The President of CNBC, Mark Hoffman, called Haines a “building block” of the financial networks’ programming.
“With his searing wit, profound insight and piercing interview style, he was a constant and trusted presence in business news for more than 20 years,” Hoffman said in a statement to CNBC employees. “From the dotcom bubble to the tragic events of 9/11 to the depths of the financial crisis, Mark was always the unflappable pro,” said Hoffman. “Mark loved CNBC and we loved him back. He will be deeply missed.”
Yesterday, even the New York Stock Exchange had a moment of silence in honor or Haines.

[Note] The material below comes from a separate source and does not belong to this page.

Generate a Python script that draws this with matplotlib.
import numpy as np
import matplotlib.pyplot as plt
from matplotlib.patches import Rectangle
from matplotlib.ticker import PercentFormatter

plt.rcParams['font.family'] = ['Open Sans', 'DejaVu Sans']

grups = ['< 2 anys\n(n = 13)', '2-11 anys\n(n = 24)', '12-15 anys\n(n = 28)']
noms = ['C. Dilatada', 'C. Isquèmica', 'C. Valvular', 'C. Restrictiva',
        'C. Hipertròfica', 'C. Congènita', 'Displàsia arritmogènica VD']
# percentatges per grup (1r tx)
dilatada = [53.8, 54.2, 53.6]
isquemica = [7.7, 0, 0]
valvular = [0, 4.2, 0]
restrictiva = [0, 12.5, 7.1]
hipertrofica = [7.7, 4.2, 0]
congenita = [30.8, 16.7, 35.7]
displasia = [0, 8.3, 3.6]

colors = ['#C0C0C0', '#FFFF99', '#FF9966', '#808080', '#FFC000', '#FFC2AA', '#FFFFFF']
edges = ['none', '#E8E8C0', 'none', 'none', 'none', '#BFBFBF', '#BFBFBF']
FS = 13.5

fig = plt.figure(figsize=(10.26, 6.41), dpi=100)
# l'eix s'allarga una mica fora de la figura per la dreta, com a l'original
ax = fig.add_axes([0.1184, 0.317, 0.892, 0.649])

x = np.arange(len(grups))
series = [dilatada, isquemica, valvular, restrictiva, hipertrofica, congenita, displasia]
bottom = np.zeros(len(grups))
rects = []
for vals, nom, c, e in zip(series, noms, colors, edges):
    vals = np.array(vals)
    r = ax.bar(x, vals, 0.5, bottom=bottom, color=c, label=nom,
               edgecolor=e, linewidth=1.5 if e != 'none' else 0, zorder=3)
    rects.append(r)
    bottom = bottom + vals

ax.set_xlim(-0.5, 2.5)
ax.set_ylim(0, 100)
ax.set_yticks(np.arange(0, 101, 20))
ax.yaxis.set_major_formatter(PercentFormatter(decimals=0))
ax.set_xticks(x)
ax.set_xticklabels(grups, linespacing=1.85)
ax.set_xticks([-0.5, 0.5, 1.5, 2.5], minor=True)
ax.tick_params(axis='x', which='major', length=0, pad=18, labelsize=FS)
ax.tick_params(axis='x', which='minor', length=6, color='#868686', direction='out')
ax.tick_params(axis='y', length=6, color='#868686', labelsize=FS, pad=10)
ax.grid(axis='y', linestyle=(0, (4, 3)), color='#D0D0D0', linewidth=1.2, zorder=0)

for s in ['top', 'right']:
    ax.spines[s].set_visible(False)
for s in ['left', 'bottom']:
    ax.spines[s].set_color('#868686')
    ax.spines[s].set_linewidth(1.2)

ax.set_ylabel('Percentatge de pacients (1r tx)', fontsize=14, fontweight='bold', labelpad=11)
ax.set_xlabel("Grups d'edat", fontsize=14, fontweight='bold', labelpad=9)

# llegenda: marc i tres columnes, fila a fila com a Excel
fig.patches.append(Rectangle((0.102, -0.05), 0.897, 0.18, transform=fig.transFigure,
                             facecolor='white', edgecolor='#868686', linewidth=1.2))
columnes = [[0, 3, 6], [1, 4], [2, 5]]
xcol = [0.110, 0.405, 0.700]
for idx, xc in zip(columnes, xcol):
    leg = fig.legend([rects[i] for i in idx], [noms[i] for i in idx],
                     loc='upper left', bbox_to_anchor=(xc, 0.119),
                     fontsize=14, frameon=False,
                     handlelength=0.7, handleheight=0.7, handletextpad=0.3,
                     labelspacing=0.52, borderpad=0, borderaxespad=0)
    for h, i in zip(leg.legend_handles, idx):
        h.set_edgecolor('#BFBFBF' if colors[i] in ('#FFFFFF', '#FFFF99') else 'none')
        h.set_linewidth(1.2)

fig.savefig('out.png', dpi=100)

“He worked his way into this community very well. When the news popped out this morning it swept across the floor in a manner usually reserved for some large geopolitical event that moves markets,” said Art Cashin, director of floor operations for UBS. “Everybody was riveted.”
Haines (65) had worked his way up to be the founding anchor of the network’s signature morning show, “Squawk Box,” and helped develop its format. He had served as a news anchor for KYW-TV in Philadelphia, WABC-TV in New York, and WPRI-TV in Providence, joining CNBC in 1989.
Haines obtained a law degree from the University of Pennsylvania Law School and wass a member of the New Jersey State Bar. In 2000, he was named in Brill’s Content’s “Influence List.”
As yet, the cause of death has not been released but we will report as soon as further details are available.